Greenfield Windfall Sites
This is quite different in the context of greenfield windfall sites. Greenfield sites are constrained by the planning designation. Once this is released for development there is a ‘windfall’ shift in the alternative use value – which makes the development economics more accommodating. There is much more scope to capture development gain without postponing the timing of development.
That said, there are some other important considerations to take into account when assessing the viability of greenfield sites. A good discussion of this is contained in the Harman Report, Viability Testing Local Plans, Local Housing Delivery Group, June 2012 pp29-31.
The existing use value may be only very modest (say, £5,000-£10,000 per acre) for agricultural use and on the face of it the landowner stands to make a substantial windfall to residential land values (say, £250,000+ per acre). However, there will be a lower threshold (“threshold land value”) where the land owner will simply not sell. This is particularly the case where a landowner ‘is potentially making a once in a lifetime decision over whether to sell an asset that may have been in the family, trust or institution’s ownership for many generations.’ (Harman, p30). Accordingly, the ‘windfall’ over the existing use value will have to be a sufficient incentive to release the land and forgo the future investment returns.

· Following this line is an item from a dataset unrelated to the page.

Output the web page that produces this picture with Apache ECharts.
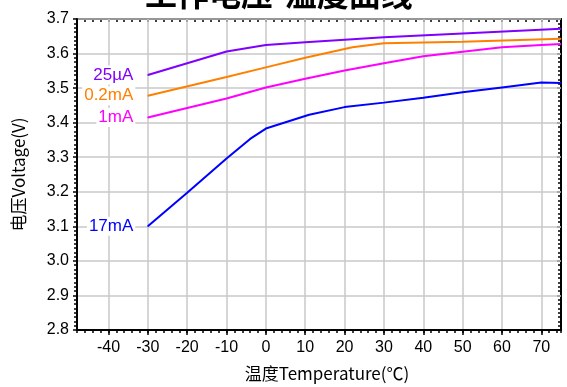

Another very important consideration is the role of the strategic land companies. Those carrying out economic viability assessments need to be very clear about the scope of the appraisal in a greenfield context. For example, in larger scale urban extension sites there will be significant investment in time and resources required to promote these sites through the development plan process. The threshold land value therefore needs to take into account of the often substantial planning promotion costs, option fees etc and the return required by the promoters of such sites. ‘This should be borne in mind when considering the [threshold] land value adopted for large sites and, in turn, the risks to delivery of adopting too low a [threshold] that does not adequately and reasonably reflect the economics of site promotion…’ (Harman, p31).
Summary
This difference between the economics of greenfield windfall sites and the ‘slow-burn’ redevelopment of brownfield sites is fundamental to the success of any regime to capture development gain such as CIL. Careful consideration does have to be given therefore to the physical nature of the Local Authority area (and/or charging zones) as the approach may be different for primarily rural Authorities promoting particular urban extensions compared to, say, urban metropolitan areas.